Which regional bank is the most important?

Happy Wednesday! Every wondered how monetary policy is actually implemented?

IN ACTION

“To meet that objective, part of our core mission at the New York Fed is to supervise financial institutions of all sizes across the Second District. We evaluate the overall safety and soundness of banking organizations by assessing risk management, compliance with laws and regulation, operational resilience, and more.” - John C Williams, New York Fed Regional and Community Banking Conference (March 25, 2025)

THE BASICS

The Federal Reserve Bank of New York is one of the 12 regional banks of the Federal Reserve System. While it shares core responsibilities with its peers, its proximity to Wall Street and operational role in monetary policy have made it the most influential of the regional banks. Through its unique functions – including conducting open market operations, holding a permanent voting seat on the FOMC, and serving as the fiscal agent for the US Treasury – the New York Fed plays a central role in the Federal Reserve System.

WHY IT MATTERS

The Federal Reserve Bank of New York can be thought of as the primary operational hub of the Federal Reserve System. After the FOMC sets target interest rates, the New York Fed buys and sells government securities (known as open market operations) to achieve the desired interest rate level. It also acts as the fiscal agent for the US Treasury, organizing and managing auctions where government securities are sold to investors. Additionally, the New York Fed oversees currency interventions and holds US dollar reserves for foreign governments and international organizations, making it a powerful influence in both domestic and international financial policy.

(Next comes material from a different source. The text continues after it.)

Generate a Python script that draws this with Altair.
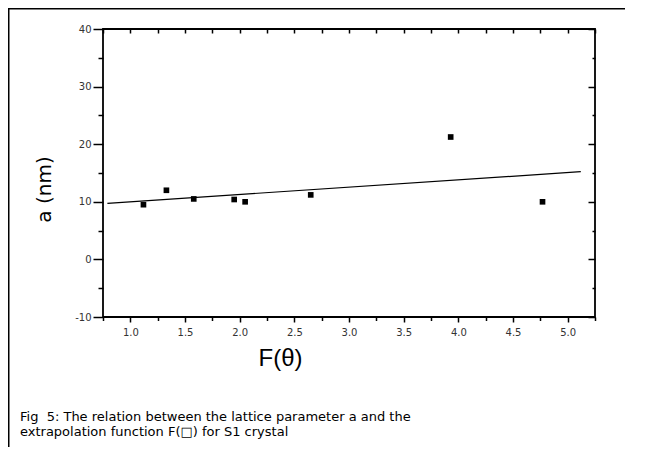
import altair as alt
import pandas as pd

# Data
f_theta = [1.12, 1.33, 1.58, 1.95, 2.05, 2.65, 3.93, 4.77]
a_nm = [9.5, 12.0, 10.5, 10.4, 10.0, 11.2, 21.25, 10.0]

fit_x = [0.79, 5.12]
fit_y = [9.74, 15.23]

x_major = [1.0, 1.5, 2.0, 2.5, 3.0, 3.5, 4.0, 4.5, 5.0]
x_minor = [0.75, 1.25, 1.75, 2.25, 2.75, 3.25, 3.75, 4.25, 4.75, 5.25]
x_all = sorted(x_major + x_minor)
y_major = [-10, 0, 10, 20, 30, 40]
y_minor = [-5, 5, 15, 25, 35]

x_title = "F(θ)"
y_title = "a (nm)"
caption = ("Fig \u00a05: The relation between the lattice parameter a and the\n"
           "extrapolation function F(\u25a1) for S1 crystal")

W, H = 492, 288
PAD_L, PAD_T = 95, 21

pts = pd.DataFrame({"x": f_theta, "y": a_nm})
fit = pd.DataFrame({"x": fit_x, "y": fit_y})

xs = alt.Scale(domain=[0.75, 5.25], nice=False, zero=False)
ys = alt.Scale(domain=[-10, 40], nice=False, zero=False)

tick_common = dict(domain=False, grid=False, tickColor="black", tickWidth=1.5)

points = alt.Chart(pts).mark_square(size=32, color="black", opacity=1).encode(
    x=alt.X("x:Q", scale=xs, axis=alt.Axis(
        orient="bottom", values=x_major, format=".1f", tickSize=5,
        labelFont="DejaVu Sans", labelFontSize=10, labelColor="#333",
        labelPadding=5, title=x_title, titleFont="Liberation Sans",
        titleFontSize=24, titleFontWeight="normal", titleColor="black",
        titleX=177, titleY=48, titleBaseline="alphabetic", titleAlign="center",
        **tick_common)),
    y=alt.Y("y:Q", scale=ys, axis=alt.Axis(
        orient="left", values=y_major, tickSize=10,
        labelExpr="replace(datum.label, '\u2212', '-')",
        labelFont="DejaVu Sans", labelFontSize=10, labelColor="#333",
        labelPadding=2, title=y_title, titleFont="DejaVu Sans",
        titleFontSize=20, titleFontWeight="normal", titleColor="black",
        titleX=-59, titleY=160, titleAngle=270, titleBaseline="middle",
        titleAlign="center", **tick_common)),
)

line = alt.Chart(fit).mark_line(color="black", strokeWidth=1.2).encode(
    x=alt.X("x:Q", scale=xs, axis=alt.Axis(
        orient="bottom", values=x_minor, tickSize=3.5, labels=False, title="",
        **tick_common)),
    y=alt.Y("y:Q", scale=ys, axis=alt.Axis(
        orient="left", values=y_minor, tickSize=5, labels=False, title="",
        **tick_common)),
)

mirror1 = alt.Chart(pts).mark_square(opacity=0).encode(
    x=alt.X("x:Q", scale=xs, axis=alt.Axis(
        orient="bottom", offset=-H, values=x_all, tickSize=4, labels=False,
        title="", **tick_common)),
    y=alt.Y("y:Q", scale=ys, axis=alt.Axis(
        orient="left", offset=-W, values=y_major, tickSize=7, labels=False,
        title="", **tick_common)),
)

mirror2 = alt.Chart(pts).mark_square(opacity=0).encode(
    x=alt.X("x:Q", scale=xs, axis=None),
    y=alt.Y("y:Q", scale=ys, axis=alt.Axis(
        orient="left", offset=-W, values=y_minor, tickSize=3, labels=False,
        title="", **tick_common)),
)

one = alt.Data(values=[{"k": 1}])

frame = alt.Chart(one).mark_rect(
    fill=None, stroke="black", strokeWidth=1.5, clip=False
).encode(
    x=alt.value(0.75 - PAD_L), y=alt.value(0.75 - PAD_T),
    x2=alt.value(800), y2=alt.value(800),
)

cap = alt.Chart(one).mark_text(
    align="left", baseline="alphabetic", font="DejaVu Sans", fontSize=13,
    color="black", lineBreak="\n", lineHeight=15,
).encode(
    x=alt.value(20 - 8 - PAD_L), y=alt.value(421 - 8 - PAD_T),
    text=alt.value(caption),
)

chart = alt.layer(frame, line, points, mirror1, mirror2, cap).resolve_axis(
    x="independent", y="independent"
).properties(
    width=W, height=H,
    padding={"left": PAD_L, "top": PAD_T, "right": 30, "bottom": 130},
    autosize=alt.AutoSizeParams(type="none"),
    background="white",
).configure_view(stroke="black", strokeWidth=1.8)

chart.save("out.html", embed_options={"renderer": "svg", "actions": False})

The functions listed above are in addition to the New York Fed’s typical responsibilities as a regional bank. These unique roles underscore how central the New York Fed is to the overall Federal Reserve System. This significant influence is reflected in its permanent voting status on the FOMC and the prominent role its president (currently John Williams) plays within the Federal Reserve. Notably, former New York Fed presidents such as Paul Volcker and Timothy Geithner have gone on to serve as Chair of the Federal Reserve and US Treasury Secretary, respectively – making the position one of the most coveted in the central banking system.

2025 AND BEYOND

The Federal Reserve Bank of New York will remain instrumental in implementing the monetary policy set by Fed policymakers. In a recent speech, New York Fed President John Williams emphasized the need for the Fed to “respond relatively strongly” if inflation deviates from its target. As one of the most influential voices on the FOMC, Williams’ remarks will continue to be monitored by investors and economists for insights into the Fed’s future policy direction.